■ Task prompt
Type out the complete listing below word for word, without its pictures.

--------------------------------------------------

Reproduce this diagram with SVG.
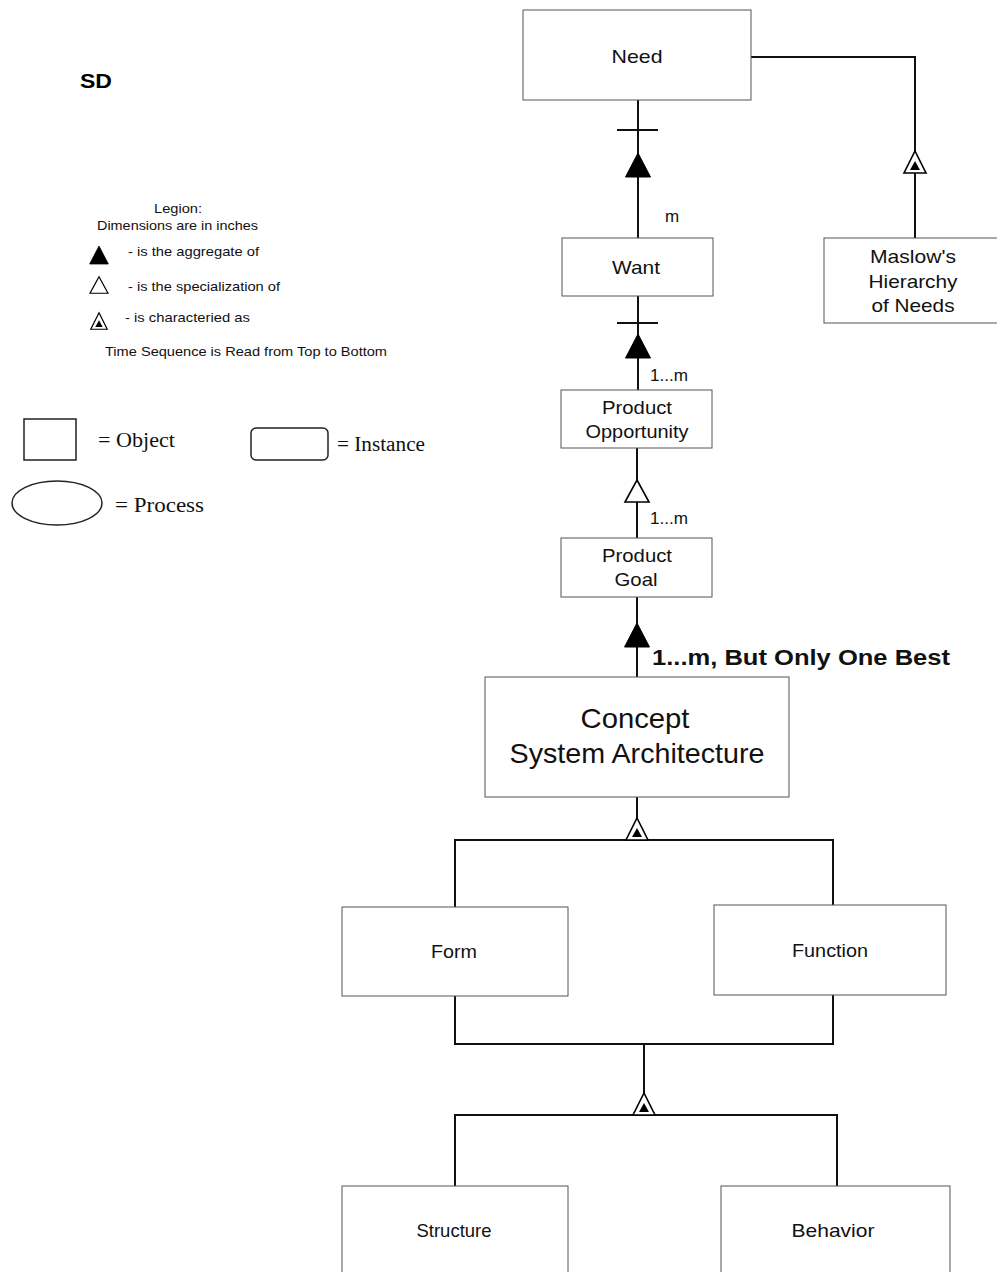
<svg xmlns="http://www.w3.org/2000/svg" xmlns:xlink="http://www.w3.org/1999/xlink" width="997" height="1272" viewBox="0 0 997 1272">
  <style>
    .box { fill: #fff; stroke: #555; stroke-width: 1; }
    .lbl { font-family: "Liberation Sans", Arial, sans-serif; font-size: 19px; fill: #111; text-anchor: middle; }
    .big { font-size: 28px; }
    .card { font-family: "Liberation Sans", Arial, sans-serif; font-size: 17px; fill: #111; }
    .leg { font-family: "Liberation Sans", Arial, sans-serif; font-size: 13px; fill: #111; }
    .tim { font-family: "Liberation Serif", "Times New Roman", serif; font-size: 20px; fill: #111; }
    .wire { fill: none; stroke: #111; stroke-width: 2; }
    .legshape { fill: none; stroke: #222; stroke-width: 1.5; }
  </style>
  <defs>
    <!-- aggregation: solid triangle, apex up, centred on origin -->
    <path id="agg" d="M0,-12 L12.5,12 L-12.5,12 Z" fill="#000" stroke="#000" stroke-width="1"/>
    <!-- specialization: hollow triangle -->
    <path id="spec" d="M0,-11 L12,11 L-12,11 Z" fill="#fff" stroke="#000" stroke-width="1.6"/>
    <!-- characterization: hollow triangle with small solid triangle inside -->
    <g id="char">
      <path d="M0,-11 L11,11 L-11,11 Z" fill="#fff" stroke="#000" stroke-width="1.6"/>
      <path d="M0,-1 L5,8 L-5,8 Z" fill="#000"/>
    </g>
  </defs>

  <!-- title and legend -->
  <g id="legend">
    <text x="80" y="88" font-family="Liberation Sans, Arial, sans-serif" font-size="21" font-weight="bold" textLength="32" lengthAdjust="spacingAndGlyphs">SD</text>
    <text class="leg" x="154" y="213" textLength="48" lengthAdjust="spacingAndGlyphs">Legion:</text>
    <text class="leg" x="97" y="230" textLength="161" lengthAdjust="spacingAndGlyphs">Dimensions are in inches</text>
    <use xlink:href="#agg" transform="translate(99,255) scale(0.75)"/>
    <text class="leg" x="128" y="256" textLength="131" lengthAdjust="spacingAndGlyphs">- is the aggregate of</text>
    <use xlink:href="#spec" transform="translate(99,285) scale(0.75)"/>
    <text class="leg" x="128" y="291" textLength="152" lengthAdjust="spacingAndGlyphs">- is the specialization of</text>
    <use xlink:href="#char" transform="translate(99,321) scale(0.75)"/>
    <text class="leg" x="125" y="322" textLength="125" lengthAdjust="spacingAndGlyphs">- is characteried as</text>
    <text class="leg" x="105" y="356" textLength="282" lengthAdjust="spacingAndGlyphs">Time Sequence is Read from Top to Bottom</text>

    <rect class="legshape" x="24" y="419" width="52" height="41"/>
    <text class="tim" x="98" y="447" textLength="77" lengthAdjust="spacingAndGlyphs">= Object</text>
    <rect class="legshape" x="251" y="428" width="77" height="32" rx="5"/>
    <text class="tim" x="337" y="451" textLength="88" lengthAdjust="spacingAndGlyphs">= Instance</text>
    <ellipse class="legshape" cx="57" cy="503" rx="45" ry="22"/>
    <text class="tim" x="115" y="512" textLength="89" lengthAdjust="spacingAndGlyphs">= Process</text>
  </g>

  <!-- connectors -->
  <g id="connectors">
    <!-- Need / Maslow -->
    <path class="wire" d="M751,57 H915 V238" stroke-width="1.6"/>
    <use xlink:href="#char" x="915" y="162"/>

    <!-- Need / Want -->
    <path class="wire" d="M638,100 V238"/>
    <path class="wire" d="M617,130 H658" stroke-width="1.6"/>
    <use xlink:href="#agg" x="638" y="165"/>
    <text class="card" x="665" y="222">m</text>

    <!-- Want / Product Opportunity -->
    <path class="wire" d="M638,296 V390"/>
    <path class="wire" d="M617,323 H658" stroke-width="1.6"/>
    <use xlink:href="#agg" x="638" y="346"/>
    <text class="card" x="650" y="381" textLength="38" lengthAdjust="spacingAndGlyphs">1...m</text>

    <!-- Product Opportunity / Product Goal -->
    <path class="wire" d="M637,448 V538" stroke-width="1.6"/>
    <use xlink:href="#spec" x="637" y="491"/>
    <text class="card" x="650" y="524" textLength="38" lengthAdjust="spacingAndGlyphs">1...m</text>

    <!-- Product Goal / Concept -->
    <path class="wire" d="M637,597 V677"/>
    <use xlink:href="#agg" x="637" y="635"/>
    <text x="652" y="665" font-family="Liberation Sans, Arial, sans-serif" font-size="22" font-weight="bold" fill="#111" textLength="298" lengthAdjust="spacingAndGlyphs">1...m, But Only One Best</text>

    <!-- Concept / Form, Function -->
    <path class="wire" d="M637,797 V830" stroke-width="1.6"/>
    <path class="wire" d="M455,907 V840 H833 V905"/>
    <use xlink:href="#char" x="637" y="829"/>

    <!-- Form, Function / Structure, Behavior -->
    <path class="wire" d="M455,996 V1044 H833 V995"/>
    <path class="wire" d="M644,1044 V1100" stroke-width="1.6"/>
    <path class="wire" d="M455,1186 V1115 H837 V1186"/>
    <use xlink:href="#char" x="644" y="1104"/>
  </g>

  <!-- nodes -->
  <g id="need">
    <rect class="box" x="523" y="10" width="228" height="90"/>
    <text class="lbl" x="637" y="63" textLength="51" lengthAdjust="spacingAndGlyphs">Need</text>
  </g>
  <g id="want">
    <rect class="box" x="562" y="238" width="151" height="58"/>
    <text class="lbl" x="636" y="274" textLength="48" lengthAdjust="spacingAndGlyphs">Want</text>
  </g>
  <g id="maslow">
    <rect class="box" x="824" y="238" width="180" height="85"/>
    <text class="lbl" x="913" y="263" textLength="86" lengthAdjust="spacingAndGlyphs">Maslow's</text>
    <text class="lbl" x="913" y="288" textLength="89" lengthAdjust="spacingAndGlyphs">Hierarchy</text>
    <text class="lbl" x="913" y="312" textLength="83" lengthAdjust="spacingAndGlyphs">of Needs</text>
  </g>
  <g id="product-opportunity">
    <rect class="box" x="561" y="390" width="151" height="58"/>
    <text class="lbl" x="637" y="414" textLength="70" lengthAdjust="spacingAndGlyphs">Product</text>
    <text class="lbl" x="637" y="438" textLength="103" lengthAdjust="spacingAndGlyphs">Opportunity</text>
  </g>
  <g id="product-goal">
    <rect class="box" x="561" y="538" width="151" height="59"/>
    <text class="lbl" x="637" y="562" textLength="70" lengthAdjust="spacingAndGlyphs">Product</text>
    <text class="lbl" x="636" y="586" textLength="43" lengthAdjust="spacingAndGlyphs">Goal</text>
  </g>
  <g id="concept">
    <rect class="box" x="485" y="677" width="304" height="120"/>
    <text class="lbl big" x="635" y="728" textLength="109" lengthAdjust="spacingAndGlyphs">Concept</text>
    <text class="lbl big" x="637" y="763" textLength="255" lengthAdjust="spacingAndGlyphs">System Architecture</text>
  </g>
  <g id="form">
    <rect class="box" x="342" y="907" width="226" height="89"/>
    <text class="lbl" x="454" y="958" textLength="46" lengthAdjust="spacingAndGlyphs">Form</text>
  </g>
  <g id="function">
    <rect class="box" x="714" y="905" width="232" height="90"/>
    <text class="lbl" x="830" y="957" textLength="76" lengthAdjust="spacingAndGlyphs">Function</text>
  </g>
  <g id="structure">
    <rect class="box" x="342" y="1186" width="226" height="100"/>
    <text class="lbl" x="454" y="1237" textLength="75" lengthAdjust="spacingAndGlyphs">Structure</text>
  </g>
  <g id="behavior">
    <rect class="box" x="721" y="1186" width="229" height="100"/>
    <text class="lbl" x="833" y="1237" textLength="83" lengthAdjust="spacingAndGlyphs">Behavior</text>
  </g>
</svg>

--------------------------------------------------

■ Worked answer
Reproduce this diagram with SVG.
<svg xmlns="http://www.w3.org/2000/svg" xmlns:xlink="http://www.w3.org/1999/xlink" width="997" height="1272" viewBox="0 0 997 1272">
  <style>
    .box { fill: #fff; stroke: #555; stroke-width: 1; }
    .lbl { font-family: "Liberation Sans", Arial, sans-serif; font-size: 19px; fill: #111; text-anchor: middle; }
    .big { font-size: 28px; }
    .card { font-family: "Liberation Sans", Arial, sans-serif; font-size: 17px; fill: #111; }
    .leg { font-family: "Liberation Sans", Arial, sans-serif; font-size: 13px; fill: #111; }
    .tim { font-family: "Liberation Serif", "Times New Roman", serif; font-size: 20px; fill: #111; }
    .wire { fill: none; stroke: #111; stroke-width: 2; }
    .legshape { fill: none; stroke: #222; stroke-width: 1.5; }
  </style>
  <defs>
    <!-- aggregation: solid triangle, apex up, centred on origin -->
    <path id="agg" d="M0,-12 L12.5,12 L-12.5,12 Z" fill="#000" stroke="#000" stroke-width="1"/>
    <!-- specialization: hollow triangle -->
    <path id="spec" d="M0,-11 L12,11 L-12,11 Z" fill="#fff" stroke="#000" stroke-width="1.6"/>
    <!-- characterization: hollow triangle with small solid triangle inside -->
    <g id="char">
      <path d="M0,-11 L11,11 L-11,11 Z" fill="#fff" stroke="#000" stroke-width="1.6"/>
      <path d="M0,-1 L5,8 L-5,8 Z" fill="#000"/>
    </g>
  </defs>

  <!-- title and legend -->
  <g id="legend">
    <text x="80" y="88" font-family="Liberation Sans, Arial, sans-serif" font-size="21" font-weight="bold" textLength="32" lengthAdjust="spacingAndGlyphs">SD</text>
    <text class="leg" x="154" y="213" textLength="48" lengthAdjust="spacingAndGlyphs">Legion:</text>
    <text class="leg" x="97" y="230" textLength="161" lengthAdjust="spacingAndGlyphs">Dimensions are in inches</text>
    <use xlink:href="#agg" transform="translate(99,255) scale(0.75)"/>
    <text class="leg" x="128" y="256" textLength="131" lengthAdjust="spacingAndGlyphs">- is the aggregate of</text>
    <use xlink:href="#spec" transform="translate(99,285) scale(0.75)"/>
    <text class="leg" x="128" y="291" textLength="152" lengthAdjust="spacingAndGlyphs">- is the specialization of</text>
    <use xlink:href="#char" transform="translate(99,321) scale(0.75)"/>
    <text class="leg" x="125" y="322" textLength="125" lengthAdjust="spacingAndGlyphs">- is characteried as</text>
    <text class="leg" x="105" y="356" textLength="282" lengthAdjust="spacingAndGlyphs">Time Sequence is Read from Top to Bottom</text>

    <rect class="legshape" x="24" y="419" width="52" height="41"/>
    <text class="tim" x="98" y="447" textLength="77" lengthAdjust="spacingAndGlyphs">= Object</text>
    <rect class="legshape" x="251" y="428" width="77" height="32" rx="5"/>
    <text class="tim" x="337" y="451" textLength="88" lengthAdjust="spacingAndGlyphs">= Instance</text>
    <ellipse class="legshape" cx="57" cy="503" rx="45" ry="22"/>
    <text class="tim" x="115" y="512" textLength="89" lengthAdjust="spacingAndGlyphs">= Process</text>
  </g>

  <!-- connectors -->
  <g id="connectors">
    <!-- Need / Maslow -->
    <path class="wire" d="M751,57 H915 V238" stroke-width="1.6"/>
    <use xlink:href="#char" x="915" y="162"/>

    <!-- Need / Want -->
    <path class="wire" d="M638,100 V238"/>
    <path class="wire" d="M617,130 H658" stroke-width="1.6"/>
    <use xlink:href="#agg" x="638" y="165"/>
    <text class="card" x="665" y="222">m</text>

    <!-- Want / Product Opportunity -->
    <path class="wire" d="M638,296 V390"/>
    <path class="wire" d="M617,323 H658" stroke-width="1.6"/>
    <use xlink:href="#agg" x="638" y="346"/>
    <text class="card" x="650" y="381" textLength="38" lengthAdjust="spacingAndGlyphs">1...m</text>

    <!-- Product Opportunity / Product Goal -->
    <path class="wire" d="M637,448 V538" stroke-width="1.6"/>
    <use xlink:href="#spec" x="637" y="491"/>
    <text class="card" x="650" y="524" textLength="38" lengthAdjust="spacingAndGlyphs">1...m</text>

    <!-- Product Goal / Concept -->
    <path class="wire" d="M637,597 V677"/>
    <use xlink:href="#agg" x="637" y="635"/>
    <text x="652" y="665" font-family="Liberation Sans, Arial, sans-serif" font-size="22" font-weight="bold" fill="#111" textLength="298" lengthAdjust="spacingAndGlyphs">1...m, But Only One Best</text>

    <!-- Concept / Form, Function -->
    <path class="wire" d="M637,797 V830" stroke-width="1.6"/>
    <path class="wire" d="M455,907 V840 H833 V905"/>
    <use xlink:href="#char" x="637" y="829"/>

    <!-- Form, Function / Structure, Behavior -->
    <path class="wire" d="M455,996 V1044 H833 V995"/>
    <path class="wire" d="M644,1044 V1100" stroke-width="1.6"/>
    <path class="wire" d="M455,1186 V1115 H837 V1186"/>
    <use xlink:href="#char" x="644" y="1104"/>
  </g>

  <!-- nodes -->
  <g id="need">
    <rect class="box" x="523" y="10" width="228" height="90"/>
    <text class="lbl" x="637" y="63" textLength="51" lengthAdjust="spacingAndGlyphs">Need</text>
  </g>
  <g id="want">
    <rect class="box" x="562" y="238" width="151" height="58"/>
    <text class="lbl" x="636" y="274" textLength="48" lengthAdjust="spacingAndGlyphs">Want</text>
  </g>
  <g id="maslow">
    <rect class="box" x="824" y="238" width="180" height="85"/>
    <text class="lbl" x="913" y="263" textLength="86" lengthAdjust="spacingAndGlyphs">Maslow's</text>
    <text class="lbl" x="913" y="288" textLength="89" lengthAdjust="spacingAndGlyphs">Hierarchy</text>
    <text class="lbl" x="913" y="312" textLength="83" lengthAdjust="spacingAndGlyphs">of Needs</text>
  </g>
  <g id="product-opportunity">
    <rect class="box" x="561" y="390" width="151" height="58"/>
    <text class="lbl" x="637" y="414" textLength="70" lengthAdjust="spacingAndGlyphs">Product</text>
    <text class="lbl" x="637" y="438" textLength="103" lengthAdjust="spacingAndGlyphs">Opportunity</text>
  </g>
  <g id="product-goal">
    <rect class="box" x="561" y="538" width="151" height="59"/>
    <text class="lbl" x="637" y="562" textLength="70" lengthAdjust="spacingAndGlyphs">Product</text>
    <text class="lbl" x="636" y="586" textLength="43" lengthAdjust="spacingAndGlyphs">Goal</text>
  </g>
  <g id="concept">
    <rect class="box" x="485" y="677" width="304" height="120"/>
    <text class="lbl big" x="635" y="728" textLength="109" lengthAdjust="spacingAndGlyphs">Concept</text>
    <text class="lbl big" x="637" y="763" textLength="255" lengthAdjust="spacingAndGlyphs">System Architecture</text>
  </g>
  <g id="form">
    <rect class="box" x="342" y="907" width="226" height="89"/>
    <text class="lbl" x="454" y="958" textLength="46" lengthAdjust="spacingAndGlyphs">Form</text>
  </g>
  <g id="function">
    <rect class="box" x="714" y="905" width="232" height="90"/>
    <text class="lbl" x="830" y="957" textLength="76" lengthAdjust="spacingAndGlyphs">Function</text>
  </g>
  <g id="structure">
    <rect class="box" x="342" y="1186" width="226" height="100"/>
    <text class="lbl" x="454" y="1237" textLength="75" lengthAdjust="spacingAndGlyphs">Structure</text>
  </g>
  <g id="behavior">
    <rect class="box" x="721" y="1186" width="229" height="100"/>
    <text class="lbl" x="833" y="1237" textLength="83" lengthAdjust="spacingAndGlyphs">Behavior</text>
  </g>
</svg>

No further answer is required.